There are some notable highlights, including Thomas Cappelen Malling’s “H,” which has to be one of the darnedest WWII films ever.  It also helps rehabilitate the old “Keep Calm, Carry On” slogan after the recent Amazon kerfuffle.  Noburo Iguchi’s “F” is an apocalyptic Yuri epic that should appeal to a wide range of fetishists.  Marcel Sarmiento earns major style points for the visually dynamic genre-warping “D.”  Perhaps the biggest twist is the one applied to old school exploitation in Jake West’s “S.”  While not exactly classic, Yûdai Yamaguchi plays the premise of Hara-Kiri for laughs, succeeding to an extent with “J.”

Yet, there are considerably more misfires and head-scratchers than minor masterworks in ABC.  Jorge Michel Grau’s “I” is a short, nasty bit of cruelty.  Ti West’s slight “M” might be the biggest disappointment, covering similar ground as several other letters, but with far less plot or characterization.  Yet, the film saves the worst for last with Yoshihiro Nishimura’s “Z,” an incomprehensible mess, aside from the irredeemably offensive misuse of 9-11 imagery. 
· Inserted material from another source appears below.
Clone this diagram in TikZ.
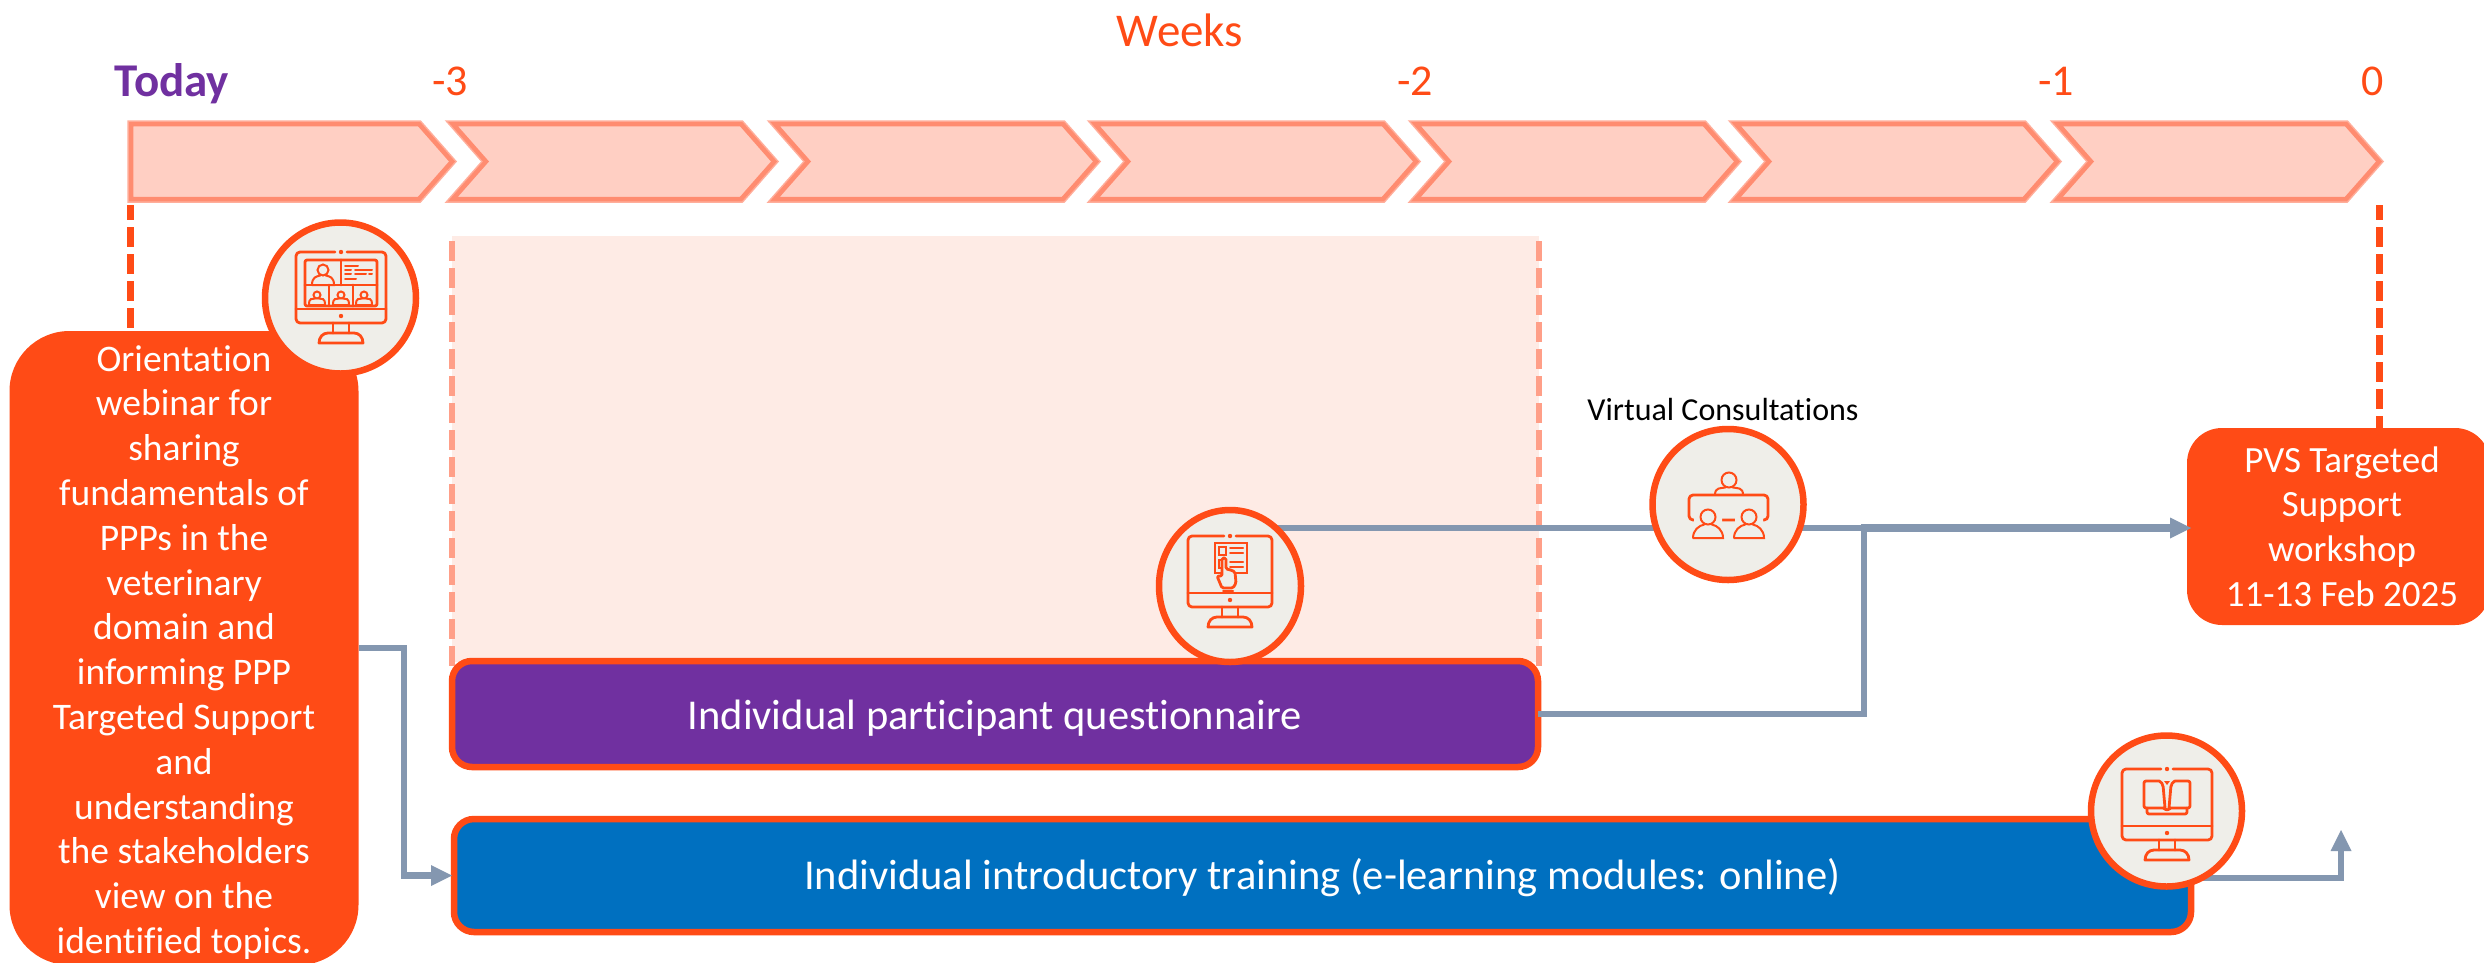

At least many of the worse entries are also the shortest.  Here’s the speed-dating run-down on all twenty six:

Nacho Vigalondo’s A: Amusing but gimmicky.  Grade: B
Adrián García Bogliano’s B: Connects with childhood fear more than any other entry—B
Ernesto Díaz Espinoza’s C: Like a so-so installment of a cable horror anthology show—C
Marcel Sarmiento’s D: Ambitiously expressionistic—A minus
Angela Bettis’ E: Relatively funny creepy crawler black comedy—B minus
Noburo Iguchi’s F: Entertainingly over the top—A minus
Andrew Traucki’s G: Utterly forgettable—C minus
Thomas Cappelen Malling’s H: Hugely inventive—A
Jorge Michel Grau’s I: Vicious and depressing—F
Yûdai Yamaguchi’s J: Unabashed slapstick—B minus
Anders Morgenthaler’s K: One of several tales revolving around toilets—C minus
Timo Tjahjanto’s L: Sick but surprising, like a the horror movie version of Eyes Wide Shut—C plus
Ti West’s M: The complete waste of a perfectly good letter—F
Banjong Pisanthanakun’s N: An effectively dark little O. Henry-esque story—B plus
Bruno Forzani & Hélène Cattet’s O: Sexually explicit films ought to be more memorable—C minus
Simon Rumley’s P: More social realism than genre, but featuring strong performances—B minus
Adam Wingard & Simon Barrett’s Q: The first and funnier self-referential hipster entries—B minus
Srdjan Spasojevic’s R: Strong set-up, weak payoff—B minus
Jake West’s S:  One of the alphabet’s best—A
Lee Hardcastle’s T:  Unfortunately, you can probably guess what T stands for—C
Ben Wheatley’s U: Promising but leaves viewers wishing for a more fully developed story—B
Kaare Andrews’ V: Respectable foray into dystopian science fiction—B
Jon Schepp’s W:  Self-referential, but with less bite and narrative cohesion—D minus
Xavier Gens’ X: Disturbing and somewhat derivative, but well executed—C plus
Jason Eisener’s Y: An unpleasant dud by any conceivable standard—F
Yoshihiro Nishimura’s Z: Unwatchable, incomprehensible, and insulting—F

Altogether that roughly averages to about a C.  To repeat the obvious, anthology films are always considerably mixed bags.  Unfortunately, the low points of ABC are truly bottom scrapers many viewers will probably wish they could unsee.  Recommended only for true diehard horror fans, The ABCs of Death opens tomorrow (3/8) in New York at the IFC Center.